La simple association du Far-West et de Rockstar faisait déjà sacrément saliver. Vu le passif du studio, nul doute qu'ils allaient davantage chercher l'inspiration du côté du Western Spaghetti, sale et rugueux, plutôt que du côté du cinéma américain, plus propre sur lui et moraliste.
Et c'est exactement ça : le héros est usé, sale, doté d'une morale à géométrie variable (tout en restant crédible), taciturne, sarcastique à l'extrême. Bref Niko Bellic peut aller se rhabiller, on a sans doute ici le héros de jeu Rockstar le plus charismatique depuis Tommy Vercetti. Et ça ça fait méchamment plaisir !

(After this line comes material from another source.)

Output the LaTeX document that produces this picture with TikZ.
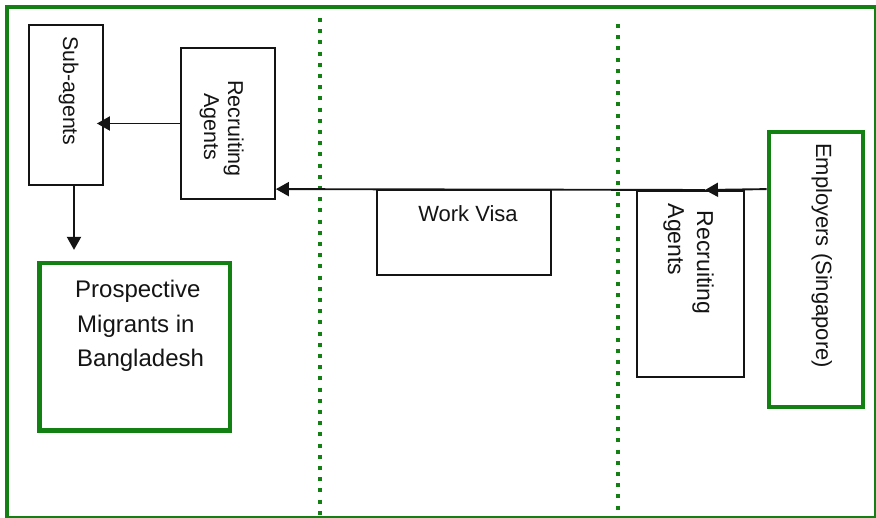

L'ambiance du jeu est tout simplement exceptionnelle, que l'on soit en mode explorateur d'une contrée sauvage au début du jeu ou bien en mode témoin de la disparition d'un univers à la fin du jeu.
Et c'est cette fin de jeu qui donne au jeu toute sa dimension crépusculaire. Car si on perçoit dès le début du jeu des indices annonciateurs de la civilisation (téléphone, pistolets semi-automatiques,...) qui viendra à bout de l'Ouest sauvage, c'est lors du dernier acte du jeu que l’incompatibilité du héros de far-west avec le monde moderne nous frappe le plus. Et les musiques lugubres et très réussies qui accompagneront vos chevauchées à ce moment-là renforceront cette ambiance de fin d'un monde.
Si je devais oser une comparaison, je dirais que c'est un peu l'ambiance qu'on trouve chez Tolkien : c'est un univers dans lequel il est encore possible de vivre des aventures épiques, mais qui n'est plus que l'ombre de ce qu'il a été, et qui est voué à la disparition. Et ce parfum de nostalgie domine Red Dead Redemption tout autant qu'il a pu dominer le Seigneur des Anneaux. On vit des choses formidables, mais on a comme un goût de cendres dans la bouche, car le soleil est couchant et n'a pas vocation à se relever.
Bon et sinon, quid du jeu lui-même ? Ben c'est du GTA pur et dur. Si vous n'aimez pas GTA, passez votre chemin. Si vous aimez GTA, vous aimerez Red Dead Redemption. Il y a bien quelques modification mineures de gameplay (le maniement du cheval en tête), mais rien qui brise la formule qui marche si bien !
Seul petit défaut pénible : la mort. Dans un GTA, lorsqu'on meurt, on a une petite pénalité financière et on "respawn" à l'hopital, sans que la continuité du jeu soit interrompue. Dans RDR, quand on meurt, la dernière sauvegarde est chargée automatiquement, et vous perdez les objets accumulés (et les stats augmentées) depuis cette dernières sauvegarde. En soit c'est pas trop dérangeant, cela incite le joueur à être plus prudent et à sauvegarder régulièrement, mais le jeu ne prévient pas le joueur de ce changement de fonctionnement, et les habitués de GTA risque de ne pas comprendre tout de suite ce qui leur arrive. Moi par exemple, j'avais l'impression que le jeu buguait et faisait des rollbacks, car je me souvenais avoir fait telle ou telle chose qui n'apparaissaient pas dans mes stats.
Quand on parle de jeu en monde ouvert, le monde en question est au moins aussi important pour le ressenti qu'on a du jeu que les missions qu'on y accomplit. Et le moins qu'on puisse dire, c'est qu'il est formidable le monde de RDR. Déjà artistiquement c'est très réussi, des villes fantômes aux déserts bondés de cactus, même si graphiquement jouer sur 360 après avoir fait GTA IV sur PC ça choque un peu. Les routes sont souvent le théâtre de rencontre fortuites, les forêt, déserts et plaines du jeu sont jonchés d'animaux sauvages pacifiques ou belliqueux, bref c'est vivant, ça bouge ! On prend un plaisir fou à parcourir les étendues du jeu, et je ne me suis presque pas servi de la fonction "trajet rapide" de tout le jeu, préférant chevaucher mon fidèle destrier au travers de contrées plus ou moins hospitalières.
La trame principale, si elle n'est pas exceptionnelle (l'épisode mexicain m'a un peu fatigué au bout d'un moment), se laisse suivre jusqu'à sa conclusion extraordinairement maîtrisée.
Seul l'épilogue est un peu maladroit, choisissant la voie du déterminisme social, et éradiquant les efforts de John Marston pour éloigner son fils de cet univers dont il a lui-même voulu s'extraire.
Enfin bref, Red Dead Redemption est un très grand jeu, maîtrisé de bout en bout par un Rockstar plus en forme que sur GTA IV.